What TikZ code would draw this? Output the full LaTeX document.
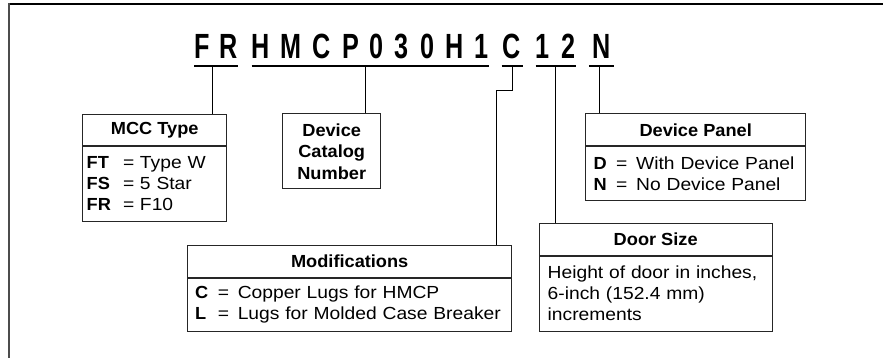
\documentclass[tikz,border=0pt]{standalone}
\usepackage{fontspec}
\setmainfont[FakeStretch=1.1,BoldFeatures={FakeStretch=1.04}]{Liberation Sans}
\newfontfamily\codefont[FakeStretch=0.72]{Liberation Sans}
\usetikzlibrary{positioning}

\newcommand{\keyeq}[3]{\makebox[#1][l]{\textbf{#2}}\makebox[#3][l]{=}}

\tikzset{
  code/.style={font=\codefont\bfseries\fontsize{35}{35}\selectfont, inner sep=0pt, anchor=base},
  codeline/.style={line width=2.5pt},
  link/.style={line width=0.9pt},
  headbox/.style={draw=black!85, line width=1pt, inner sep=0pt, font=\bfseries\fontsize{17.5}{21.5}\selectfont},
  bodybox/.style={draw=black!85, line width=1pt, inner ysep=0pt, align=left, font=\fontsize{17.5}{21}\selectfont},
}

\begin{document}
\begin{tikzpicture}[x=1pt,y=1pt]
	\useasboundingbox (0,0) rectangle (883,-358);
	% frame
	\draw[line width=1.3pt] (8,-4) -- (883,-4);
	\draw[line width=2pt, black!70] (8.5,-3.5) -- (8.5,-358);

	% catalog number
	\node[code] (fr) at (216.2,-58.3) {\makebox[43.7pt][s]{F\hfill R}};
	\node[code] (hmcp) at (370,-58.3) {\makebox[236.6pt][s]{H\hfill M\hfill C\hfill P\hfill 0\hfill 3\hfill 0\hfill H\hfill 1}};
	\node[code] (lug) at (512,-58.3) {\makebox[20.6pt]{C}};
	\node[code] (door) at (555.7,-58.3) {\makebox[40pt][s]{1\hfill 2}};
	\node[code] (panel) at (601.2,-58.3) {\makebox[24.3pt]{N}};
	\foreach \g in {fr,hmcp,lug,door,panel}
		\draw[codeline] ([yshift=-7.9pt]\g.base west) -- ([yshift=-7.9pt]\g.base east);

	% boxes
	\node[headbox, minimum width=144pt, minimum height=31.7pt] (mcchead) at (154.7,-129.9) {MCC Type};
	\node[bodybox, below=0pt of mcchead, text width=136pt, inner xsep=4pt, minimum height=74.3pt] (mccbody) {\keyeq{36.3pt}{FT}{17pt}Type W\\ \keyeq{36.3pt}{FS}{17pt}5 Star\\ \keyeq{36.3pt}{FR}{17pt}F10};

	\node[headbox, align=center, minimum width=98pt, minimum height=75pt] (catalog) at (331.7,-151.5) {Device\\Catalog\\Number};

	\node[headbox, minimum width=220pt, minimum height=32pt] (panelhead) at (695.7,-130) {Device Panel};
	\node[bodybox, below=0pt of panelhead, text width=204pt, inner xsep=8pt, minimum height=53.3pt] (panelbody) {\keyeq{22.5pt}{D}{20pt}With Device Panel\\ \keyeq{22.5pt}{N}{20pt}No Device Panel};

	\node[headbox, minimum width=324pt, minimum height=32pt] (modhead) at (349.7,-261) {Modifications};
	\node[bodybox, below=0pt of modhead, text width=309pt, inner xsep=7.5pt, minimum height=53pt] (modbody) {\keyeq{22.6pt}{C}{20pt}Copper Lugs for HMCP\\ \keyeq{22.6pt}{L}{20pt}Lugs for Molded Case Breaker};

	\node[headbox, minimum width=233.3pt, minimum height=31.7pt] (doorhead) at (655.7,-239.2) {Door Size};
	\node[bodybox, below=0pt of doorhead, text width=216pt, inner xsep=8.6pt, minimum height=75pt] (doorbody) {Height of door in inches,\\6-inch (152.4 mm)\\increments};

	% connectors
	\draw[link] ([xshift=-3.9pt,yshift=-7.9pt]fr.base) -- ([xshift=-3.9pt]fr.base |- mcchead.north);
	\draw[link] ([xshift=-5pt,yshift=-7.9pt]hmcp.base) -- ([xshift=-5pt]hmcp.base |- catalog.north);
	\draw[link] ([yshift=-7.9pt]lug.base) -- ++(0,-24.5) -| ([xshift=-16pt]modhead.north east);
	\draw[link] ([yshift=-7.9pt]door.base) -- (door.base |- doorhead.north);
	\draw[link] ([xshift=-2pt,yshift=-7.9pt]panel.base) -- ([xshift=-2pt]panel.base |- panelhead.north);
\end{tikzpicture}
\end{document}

• • • •

* _Goal_
Transcribe the opening line of the listing above, please, and every line after it through the line with "minimum width=98pt, minimum", word for word, without pictures.

* _Written reply_
What TikZ code would draw this? Output the full LaTeX document.
\documentclass[tikz,border=0pt]{standalone}
\usepackage{fontspec}
\setmainfont[FakeStretch=1.1,BoldFeatures={FakeStretch=1.04}]{Liberation Sans}
\newfontfamily\codefont[FakeStretch=0.72]{Liberation Sans}
\usetikzlibrary{positioning}

\newcommand{\keyeq}[3]{\makebox[#1][l]{\textbf{#2}}\makebox[#3][l]{=}}

\tikzset{
  code/.style={font=\codefont\bfseries\fontsize{35}{35}\selectfont, inner sep=0pt, anchor=base},
  codeline/.style={line width=2.5pt},
  link/.style={line width=0.9pt},
  headbox/.style={draw=black!85, line width=1pt, inner sep=0pt, font=\bfseries\fontsize{17.5}{21.5}\selectfont},
  bodybox/.style={draw=black!85, line width=1pt, inner ysep=0pt, align=left, font=\fontsize{17.5}{21}\selectfont},
}

\begin{document}
\begin{tikzpicture}[x=1pt,y=1pt]
	\useasboundingbox (0,0) rectangle (883,-358);
	% frame
	\draw[line width=1.3pt] (8,-4) -- (883,-4);
	\draw[line width=2pt, black!70] (8.5,-3.5) -- (8.5,-358);

	% catalog number
	\node[code] (fr) at (216.2,-58.3) {\makebox[43.7pt][s]{F\hfill R}};
	\node[code] (hmcp) at (370,-58.3) {\makebox[236.6pt][s]{H\hfill M\hfill C\hfill P\hfill 0\hfill 3\hfill 0\hfill H\hfill 1}};
	\node[code] (lug) at (512,-58.3) {\makebox[20.6pt]{C}};
	\node[code] (door) at (555.7,-58.3) {\makebox[40pt][s]{1\hfill 2}};
	\node[code] (panel) at (601.2,-58.3) {\makebox[24.3pt]{N}};
	\foreach \g in {fr,hmcp,lug,door,panel}
		\draw[codeline] ([yshift=-7.9pt]\g.base west) -- ([yshift=-7.9pt]\g.base east);

	% boxes
	\node[headbox, minimum width=144pt, minimum height=31.7pt] (mcchead) at (154.7,-129.9) {MCC Type};
	\node[bodybox, below=0pt of mcchead, text width=136pt, inner xsep=4pt, minimum height=74.3pt] (mccbody) {\keyeq{36.3pt}{FT}{17pt}Type W\\ \keyeq{36.3pt}{FS}{17pt}5 Star\\ \keyeq{36.3pt}{FR}{17pt}F10};

	\node[headbox, align=center, minimum width=98pt, minimum height=75pt] (catalog) at (331.7,-151.5) {Device\\Catalog\\Number};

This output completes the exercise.